Rickards predicted that there will likely be more cases similar to the lawsuit brought by Indiana University students in the near future, with “inconsistent decisions” in various courts and “one or more landmark rulings over the course of the next year.”
‘Live Free or Die’
Rickards noted that, in addition to vaccine mandates, “mask mandates are back in a lot of places” in the United States, and are impacting interstate travel.“I live in Portsmouth, New Hampshire, and our motto here is ‘Live Free or Die,’” Rickards said, referencing the state’s motto, which was originally written by John Stark, a Continental Army general during the American Revolution. “And I’ll give the [New Hampshire] governor [Chris Sununu] a lot of credit.

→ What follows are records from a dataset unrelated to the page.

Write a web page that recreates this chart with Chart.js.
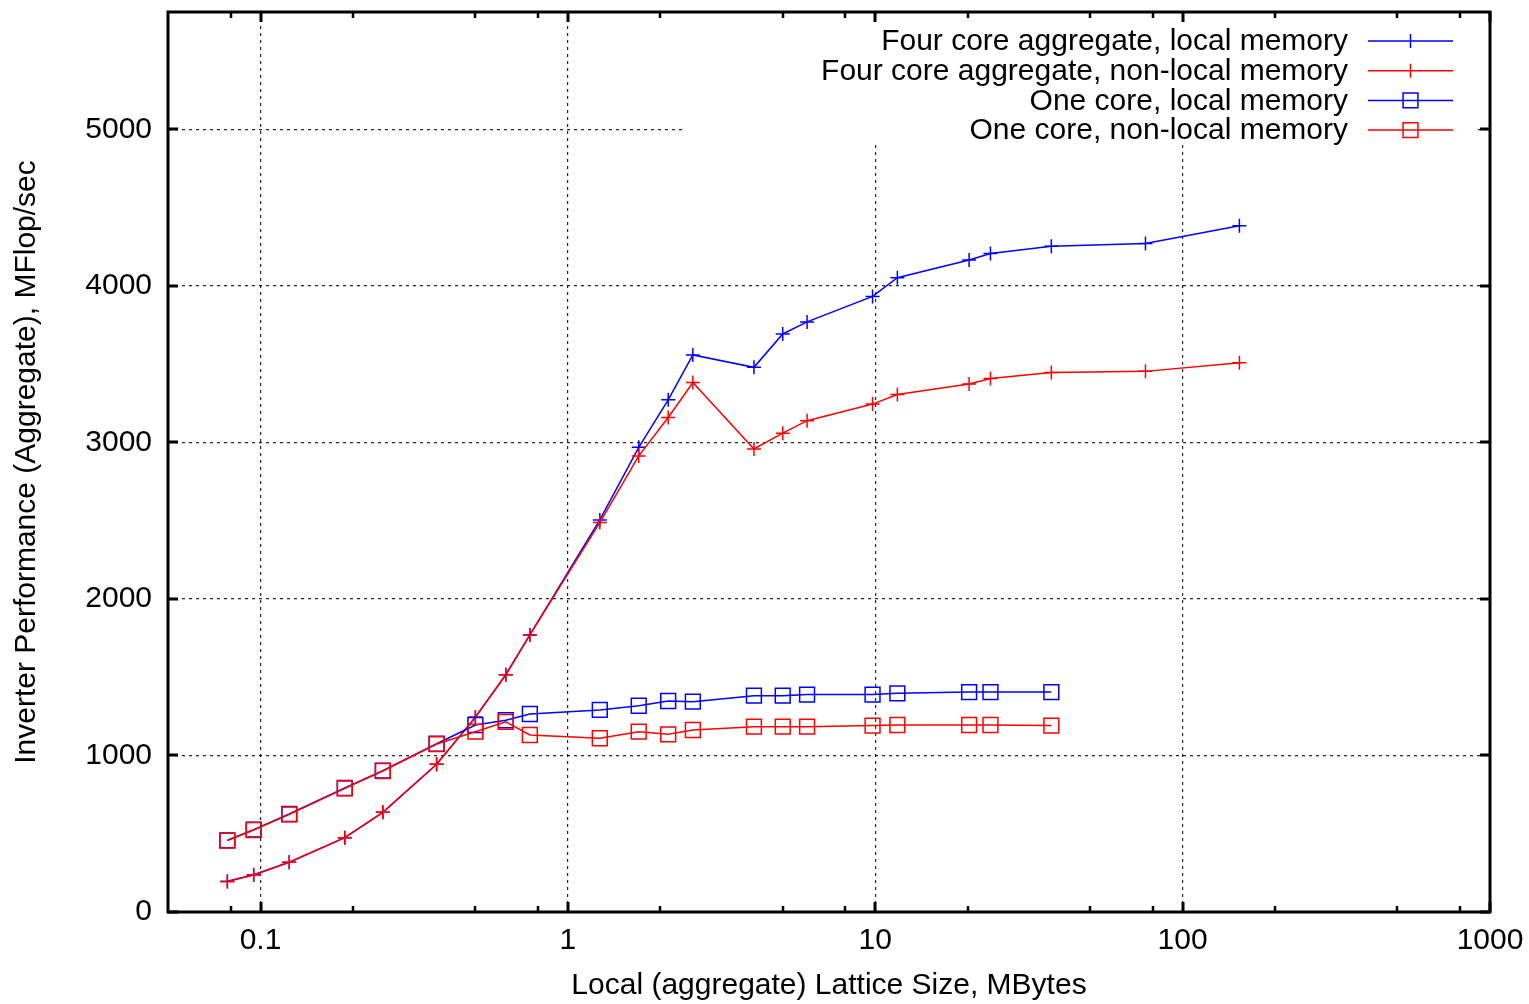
<!DOCTYPE html>
<html>
<head>
<meta charset="utf-8">
<script src="https://cdn.jsdelivr.net/npm/chart.js@4/dist/chart.umd.min.js"></script>
<style>
  html, body { margin: 0; padding: 0; background: #fff; }
  #wrap { width: 1529px; height: 1004px; position: relative; }
</style>
</head>
<body>
<div id="wrap"><canvas id="c" width="1529" height="1004"></canvas></div>
<script>
// ---- data ----
const seriesNames = [
  "Four core aggregate, local memory",
  "Four core aggregate, non-local memory",
  "One core, local memory",
  "One core, non-local memory"
];
const sizesFourCore = [0.078, 0.095, 0.124, 0.188, 0.25, 0.374, 0.5, 0.628, 0.752, 1.27, 1.7, 2.12, 2.55, 4.03, 5.0, 6.0, 9.8, 11.8, 20.2, 23.7, 37.4, 75.7, 153];
const sizesOneCore  = [0.078, 0.095, 0.124, 0.188, 0.25, 0.374, 0.5, 0.628, 0.752, 1.27, 1.7, 2.12, 2.55, 4.03, 5.0, 6.0, 9.8, 11.8, 20.2, 23.7, 37.4];
const fourCoreLocal    = [196, 238, 318, 475, 637, 944, 1244, 1516, 1770, 2505, 2969, 3272, 3559, 3480, 3693, 3770, 3933, 4052, 4166, 4207, 4253, 4271, 4385];
const fourCoreNonLocal = [194, 236, 318, 475, 637, 944, 1244, 1516, 1770, 2488, 2914, 3159, 3383, 2958, 3059, 3139, 3245, 3306, 3374, 3408, 3447, 3454, 3509];
const oneCoreLocal     = [458, 526, 626, 792, 903, 1075, 1195, 1225, 1265, 1291, 1318, 1348, 1344, 1382, 1382, 1389, 1389, 1397, 1405, 1405, 1405];
const oneCoreNonLocal  = [456, 524, 624, 790, 901, 1073, 1152, 1215, 1131, 1110, 1152, 1135, 1163, 1184, 1184, 1184, 1191, 1195, 1195, 1195, 1191];
const xMajorTicks = [0.1, 1, 10, 100, 1000];
const xMinorFactors = [2, 5, 8];
const yTicks = [0, 1000, 2000, 3000, 4000, 5000];
const xTitle = "Local (aggregate) Lattice Size, MBytes";
const yTitle = "Inverter Performance (Aggregate), MFlop/sec";

const FONT = "'Liberation Sans', Arial, Helvetica, sans-serif";
const BLUE = "#0000ff", RED = "#ff0000";

function pts(xs, ys) { return xs.map((x, i) => ({ x: x, y: ys[i] })); }

const seriesData = [
  { data: pts(sizesFourCore, fourCoreLocal), color: BLUE, style: 'cross', r: 7, order: 4 },
  { data: pts(sizesFourCore, fourCoreNonLocal), color: RED, style: 'cross', r: 7, order: 3 },
  { data: pts(sizesOneCore, oneCoreLocal), color: BLUE, style: 'rect', r: 10.5, order: 2 },
  { data: pts(sizesOneCore, oneCoreNonLocal), color: RED, style: 'rect', r: 10.5, order: 1 }
];

const datasets = seriesData.map((s, i) => ({
  label: seriesNames[i],
  data: s.data,
  borderColor: s.color,
  backgroundColor: 'rgba(0,0,0,0)',
  pointBorderColor: s.color,
  pointBackgroundColor: 'rgba(0,0,0,0)',
  pointStyle: s.style,
  pointRadius: s.r,
  pointHoverRadius: s.r,
  pointBorderWidth: 1.5,
  borderWidth: 1.5,
  tension: 0,
  fill: false,
  order: s.order
}));

const gnuplotPlugin = {
  id: 'gnuplotDecor',
  beforeDatasetsDraw(chart) {
    // key area is kept clear of grid lines
    const a = chart.chartArea, ctx = chart.ctx;
    ctx.save();
    ctx.fillStyle = '#ffffff';
    ctx.fillRect(a.left + 518, a.top + 2, (a.right - 12) - (a.left + 518), 131);
    ctx.restore();
  },
  afterDraw(chart) {
    const a = chart.chartArea, ctx = chart.ctx;
    const xs = chart.scales.x, ys = chart.scales.y;
    ctx.save();
    // ticks
    ctx.strokeStyle = '#000';
    ctx.lineWidth = 3;
    ctx.beginPath();
    xMajorTicks.forEach(v => {
      const p = Math.round(xs.getPixelForValue(v));
      ctx.moveTo(p, a.bottom); ctx.lineTo(p, a.bottom - 10);
      ctx.moveTo(p, a.top); ctx.lineTo(p, a.top + 10);
    });
    yTicks.forEach(v => {
      const p = Math.round(ys.getPixelForValue(v));
      ctx.moveTo(a.left, p); ctx.lineTo(a.left + 10, p);
      ctx.moveTo(a.right, p); ctx.lineTo(a.right - 10, p);
    });
    ctx.stroke();
    ctx.lineWidth = 2.5;
    ctx.beginPath();
    [0.01, 0.1, 1, 10, 100].forEach(d => {
      xMinorFactors.forEach(f => {
        const v = d * f;
        if (v <= xs.min || v >= xs.max) return;
        const p = Math.round(xs.getPixelForValue(v));
        ctx.moveTo(p, a.bottom); ctx.lineTo(p, a.bottom - 6);
        ctx.moveTo(p, a.top); ctx.lineTo(p, a.top + 6);
      });
    });
    ctx.stroke();
    // frame
    ctx.lineWidth = 3;
    ctx.strokeRect(a.left, a.top, a.right - a.left, a.bottom - a.top);

    // key
    const textRight = a.left + 1180;
    const lineX0 = a.left + 1200, lineX1 = a.left + 1285;
    ctx.font = '30px ' + FONT;
    ctx.textAlign = 'right';
    ctx.textBaseline = 'middle';
    seriesData.forEach((s, i) => {
      const y = a.top + 29 + i * 29.7;
      ctx.fillStyle = '#000';
      ctx.fillText(seriesNames[i], textRight, y + 1);
      ctx.strokeStyle = s.color;
      ctx.lineWidth = 1.5;
      ctx.beginPath();
      ctx.moveTo(lineX0, y); ctx.lineTo(lineX1, y);
      const cx = (lineX0 + lineX1) / 2;
      if (s.style === 'cross') {
        ctx.moveTo(cx, y - s.r); ctx.lineTo(cx, y + s.r);
      } else {
        const h = s.r * Math.SQRT1_2;
        ctx.rect(cx - h, y - h, 2 * h, 2 * h);
      }
      ctx.stroke();
    });
    ctx.restore();
  }
};

new Chart(document.getElementById('c'), {
  type: 'line',
  data: { datasets: datasets },
  plugins: [gnuplotPlugin],
  options: {
    responsive: false,
    animation: false,
    devicePixelRatio: 1,
    layout: { padding: { left: 0, right: 39, top: 12, bottom: 0 } },
    plugins: { legend: { display: false }, tooltip: { enabled: false } },
    scales: {
      x: {
        type: 'logarithmic',
        min: 0.05,
        max: 1000,
        afterBuildTicks(scale) { scale.ticks = xMajorTicks.map(v => ({ value: v, major: true })); },
        afterFit(scale) { scale.height = 92; scale.paddingLeft = 0; scale.paddingRight = 0; },
        ticks: {
          autoSkip: false, maxRotation: 0, minRotation: 0, padding: 11,
          color: '#000', font: { family: FONT, size: 30 },
          callback: (v) => String(v)
        },
        grid: { display: true, drawTicks: false, color: 'rgba(0,0,0,0.85)', lineWidth: 1.2 },
        border: { display: false, dash: [3, 4] },
        title: { display: true, text: xTitle, color: '#000', font: { family: FONT, size: 30 }, padding: { top: 0, bottom: 0 } }
      },
      y: {
        type: 'linear',
        min: 0,
        max: 5750,
        afterBuildTicks(scale) { scale.ticks = yTicks.map(v => ({ value: v })); },
        afterFit(scale) { scale.width = 168; scale.paddingTop = 0; scale.paddingBottom = 0; },
        ticks: {
          padding: 16, color: '#000', font: { family: FONT, size: 30 },
          callback: (v) => String(v)
        },
        grid: { display: true, drawTicks: false, color: 'rgba(0,0,0,0.85)', lineWidth: 1.2 },
        border: { display: false, dash: [3, 4] },
        title: { display: true, text: yTitle, color: '#000', font: { family: FONT, size: 30 }, padding: { top: 9, bottom: 0 } }
      }
    }
  }
});
</script>
</body>
</html>
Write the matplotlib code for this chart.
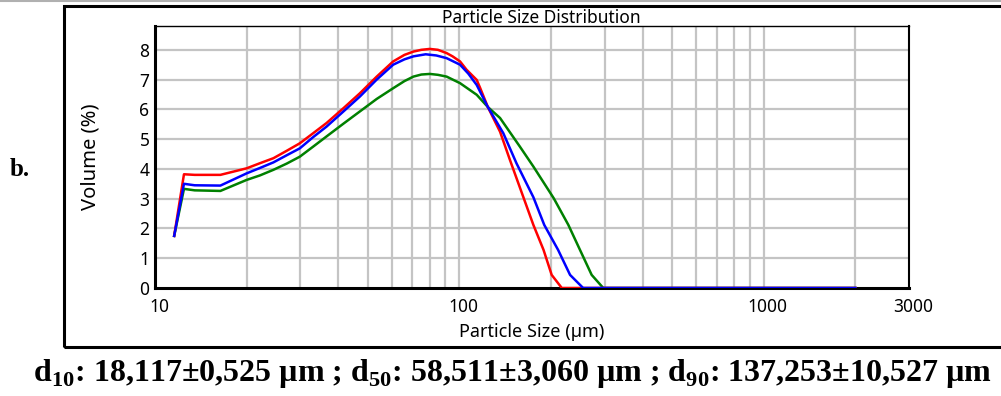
import matplotlib
matplotlib.use("Agg")
from matplotlib import pyplot as plt
from matplotlib.lines import Line2D
from matplotlib.patches import Rectangle
from matplotlib.transforms import ScaledTranslation

# valores (tamano en um, volumen en %)
tam_rojo = [11.56, 12.45, 13.5, 16.4, 20, 22.1, 24.5, 27.1, 29.9, 33.1, 36.6, 41.6,
            47.1, 53.5, 60.6, 66, 70.6, 75, 80, 85, 90.8, 95, 100.5, 105.6, 114, 117,
            124, 136, 146.6, 162, 175, 189, 201, 217, 2000]
vol_rojo = [1.75, 3.82, 3.80, 3.80, 4.02, 4.19, 4.36, 4.61, 4.86, 5.20, 5.54, 6.04,
            6.54, 7.10, 7.61, 7.83, 7.94, 8.00, 8.03, 8.00, 7.89, 7.78, 7.61, 7.33,
            6.99, 6.72, 6.08, 5.25, 4.30, 3.07, 2.12, 1.28, 0.44, 0.0, 0.0]

tam_azul = [11.56, 12.45, 13.5, 16.4, 20, 22.1, 24.5, 27.1, 29.9, 33.1, 36.6, 41.6,
            47.1, 53.5, 60.6, 66, 70.6, 77.5, 84, 90.8, 100.5, 107, 114, 124, 139.4,
            154, 175, 190, 211, 231, 255, 2000]
vol_azul = [1.75, 3.50, 3.45, 3.44, 3.85, 4.03, 4.22, 4.46, 4.69, 5.07, 5.42, 5.93,
            6.43, 7.00, 7.50, 7.68, 7.78, 7.85, 7.81, 7.72, 7.50, 7.20, 6.82, 6.08,
            5.20, 4.19, 3.05, 2.12, 1.28, 0.44, 0.0, 0.0]

tam_verde = [11.56, 12.45, 13.5, 16.4, 20, 22.1, 24.5, 27.1, 29.9, 33.1, 36.6, 41.6,
             47.1, 53.5, 60.6, 66, 70.6, 75, 80, 85, 90.8, 100.5, 114, 124, 136, 158,
             175, 204, 228, 249, 272, 297, 2000]
vol_verde = [1.75, 3.33, 3.28, 3.26, 3.63, 3.78, 3.97, 4.18, 4.41, 4.75, 5.09, 5.52,
             5.93, 6.35, 6.71, 6.95, 7.10, 7.17, 7.19, 7.16, 7.10, 6.88, 6.49, 6.08,
             5.71, 4.75, 4.08, 3.02, 2.12, 1.28, 0.44, 0.0, 0.0]

ticks_x = [10, 100, 1000, 3000]
etiquetas_x = ["10", "100", "1000", "3000"]
rejilla_x = [20, 30, 40, 50, 60, 70, 80, 90, 100, 200, 300, 400, 500, 600, 700,
             800, 900, 1000, 2000]
ticks_y = [0, 1, 2, 3, 4, 5, 6, 7, 8]

texto_pie = (r"d$_{10}$: 18,117±0,525 µm ; d$_{50}$: 58,511±3,060 µm ; "
             r"d$_{90}$: 137,253±10,527 µm")

plt.rcParams["font.family"] = ["Noto Sans", "DejaVu Sans"]
plt.rcParams["mathtext.fontset"] = "custom"
plt.rcParams["mathtext.rm"] = "Liberation Serif:bold"
plt.rcParams["mathtext.bf"] = "Liberation Serif:bold"

fig = plt.figure(figsize=(10.01, 3.96), dpi=100)
ax = fig.add_axes([155 / 1001, 1 - 288 / 396, 754 / 1001, 262 / 396])

gris = "#c4c4c4"
for x in rejilla_x:
    ax.axvline(x, color=gris, lw=1.6, zorder=1)
for y in ticks_y[1:]:
    ax.axhline(y, color=gris, lw=1.6, zorder=1)

ax.plot(tam_verde, vol_verde, color="#008000", lw=1.8, zorder=3)
ax.plot(tam_rojo, vol_rojo, color="#ff0000", lw=1.8, zorder=4)
ax.plot(tam_azul, vol_azul, color="#0000ff", lw=1.8, zorder=5)

ax.set_xscale("log")
ax.set_xlim(10, 3000)
ax.set_ylim(0, 8.8)
ax.set_xticks(ticks_x)
ax.set_xticklabels(etiquetas_x)
ax.xaxis.set_minor_locator(matplotlib.ticker.NullLocator())
ax.set_yticks(ticks_y)
ax.tick_params(length=0, labelsize=12.5, colors="black")
ax.tick_params(axis="y", pad=4)
ax.tick_params(axis="x", pad=7)
# etiquetas del eje x un poco a la derecha, como en el original
desplaza = ScaledTranslation(4 / 100, 0, fig.dpi_scale_trans)
for lab in ax.get_xticklabels():
    lab.set_transform(lab.get_transform() + desplaza)

ax.set_xlabel("Particle Size (µm)", fontsize=13, labelpad=5)
ax.set_ylabel("Volume (%)", fontsize=14.5, labelpad=28)

ax.spines["left"].set_linewidth(2.2)
ax.spines["bottom"].set_linewidth(2.2)
ax.spines["top"].set_linewidth(1.0)
ax.spines["right"].set_linewidth(1.5)
ax.spines["bottom"].set_zorder(2)

fig.text(541 / 1001, 1 - 18 / 396, "Particle Size Distribution", ha="center",
         va="center", fontsize=12.5, fontweight="bold")

# marco exterior y linea gris superior
fig.patches.append(Rectangle((64 / 1001, 1 - 347 / 396), 0.96, 341 / 396,
                             transform=fig.transFigure, fill=False,
                             edgecolor="black", lw=2.2))
fig.lines.append(Line2D([0, 1], [0.998, 0.998], transform=fig.transFigure,
                        color="#b0b0b0", lw=1.5))

fig.text(10 / 1001, 1 - 170 / 396, "b.", ha="left", va="center", fontsize=18,
         fontweight="bold", family="Liberation Serif")
fig.text(512 / 1001, 1 - 373 / 396, texto_pie, ha="center", va="center",
         fontsize=23, fontweight="bold", family="Liberation Serif")

fig.savefig("out.png", dpi=100)
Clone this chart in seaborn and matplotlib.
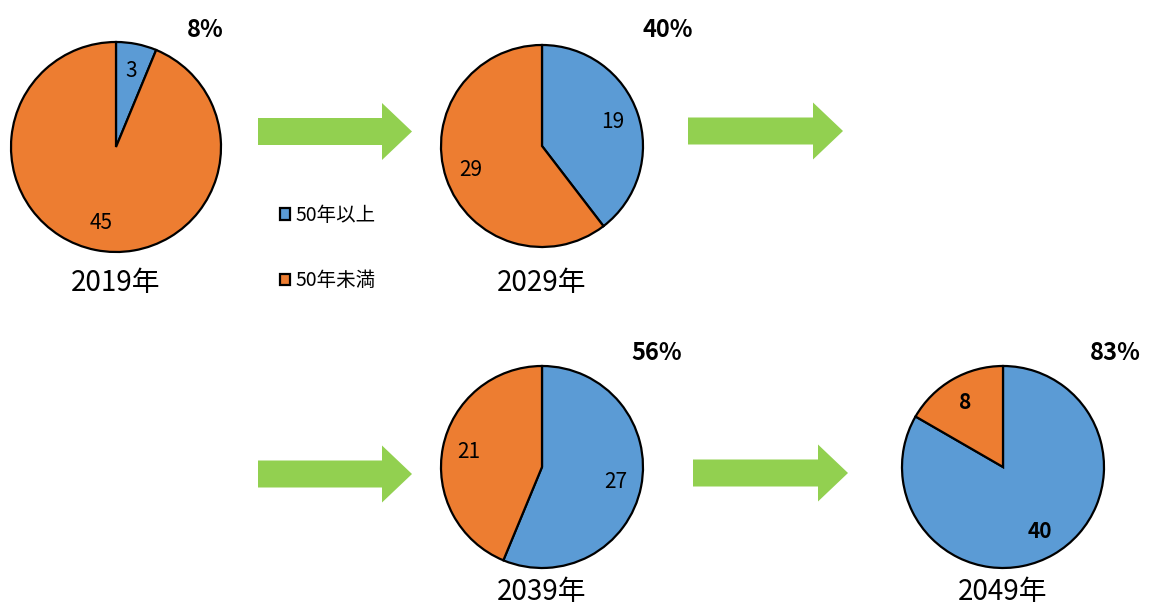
import matplotlib
matplotlib.use('Agg')
import matplotlib.pyplot as plt
from matplotlib.patches import FancyArrow
import seaborn as sns

# data
years = ["2019年", "2029年", "2039年", "2049年"]
over50 = [3, 19, 27, 40]
under50 = [45, 29, 21, 8]
share_labels = ["8%", "40%", "56%", "83%"]
series_names = ["50年以上", "50年未満"]
bold_values = [False, False, False, True]

sns.set_theme(style="white")
plt.rcParams['font.family'] = ['Noto Sans CJK JP', 'DejaVu Sans']
plt.rcParams['text.color'] = 'black'

colors = ["#5B9BD5", "#ED7D31"]
green = "#92D050"
H = 606

# layout in pixel coords (y from top)
centers = [(116, 147), (542, 146), (542, 467), (1003, 467)]
radii = [105, 101, 101, 101]
pct_offsets = [(89, -117), (126, -116), (115, -114), (112, -114)]
year_y = [283, 283, 592, 592]
arrows = [(258, 131.5, 412), (688, 131, 843), (258, 474, 412), (693, 473, 848)]

fig = plt.figure(figsize=(11.49, 6.06), dpi=100)
ax = fig.add_axes([0, 0, 1, 1])

wedges_all = []
for i in range(4):
    cx, cy = centers[i]
    r = radii[i]
    wedges, texts = ax.pie(
        [over50[i], under50[i]],
        labels=[str(over50[i]), str(under50[i])],
        colors=colors, startangle=90, counterclock=False,
        center=(cx, H - cy), radius=r, labeldistance=0.74,
        wedgeprops=dict(edgecolor="black", linewidth=1.6),
        textprops=dict(fontsize=15, color="black",
                       fontweight="bold" if bold_values[i] else "normal",
                       ha="center", va="center"),
        frame=True,
    )
    if i == 0:
        wedges_all = wedges
    dx, dy = pct_offsets[i]
    ax.text(cx + dx, H - (cy + dy), share_labels[i], fontsize=17, fontweight="bold",
            color="black", ha="center", va="center")
    ax.text(cx, H - year_y[i], years[i], fontsize=20, color="black",
            ha="center", va="center")

for x0, y0, x1 in arrows:
    ax.add_patch(FancyArrow(x0, H - y0, x1 - x0, 0, width=27, head_width=57,
                            head_length=30, length_includes_head=True,
                            color=green, linewidth=0))

leg = ax.legend(wedges_all, series_names, loc="upper left",
                bbox_to_anchor=(270 / 1149, 1 - 195 / H), frameon=False,
                fontsize=14, handlelength=0.55, handleheight=0.55,
                handletextpad=0.25, labelspacing=2.3, borderpad=0,
                labelcolor="black")

ax.set_xlim(0, 1149)
ax.set_ylim(0, H)
ax.set_aspect("equal")
ax.axis("off")

fig.savefig("out.png", dpi=100)
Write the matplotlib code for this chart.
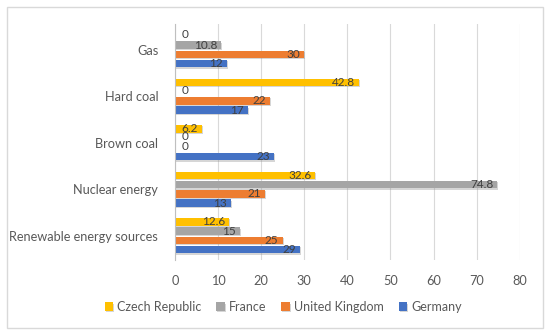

So far we’re standing up for that … right now there’s no mask mandate, there’s no vaccination requirement for indoor dining.”
In other parts of the country, however, mask mandates are in effect. Rickards described a recent mask-related standoff that he experienced in Los Angeles: After landing at Los Angeles International Airport, Rickards rented a car to drive to his hotel, and pulled up to an airport parking lot checkpoint, staffed by an attendant who would open a gate to let Rickards drive the rental car out of the parking lot.
“I pull up to the booth, I’m not wearing a mask, and the guy says, ‘Put a mask on.’ I said, ‘I’m in a car by myself. Why do I need a mask?’” Rickards recounted. “And he said, ‘If you don’t put the mask on, I’m not opening the gate.’ And he was 10 feet away. He had a mask on.”
Rickards was carrying a mask in his pocket, and put it on to comply with the attendant’s demand.
“He opened the gate, and I ripped it off before I drove through to let him know what I thought of it,” Rickards said.
He stated that varying and inconsistent pandemic-related rules across the United States discourage travel and create an “enormous” economic headwind.
“There are all kinds of constitutional and curtailment-of-liberty-and-freedom-of-choice issues all around this,” Rickards said, referring to pandemic-related mandates. “But if you just want to convert it to dollars and cents, this hurts business, travel, leisure, resorts, restaurants, cruise ships, airlines, hotels, you name it. It’s hurting all of it.”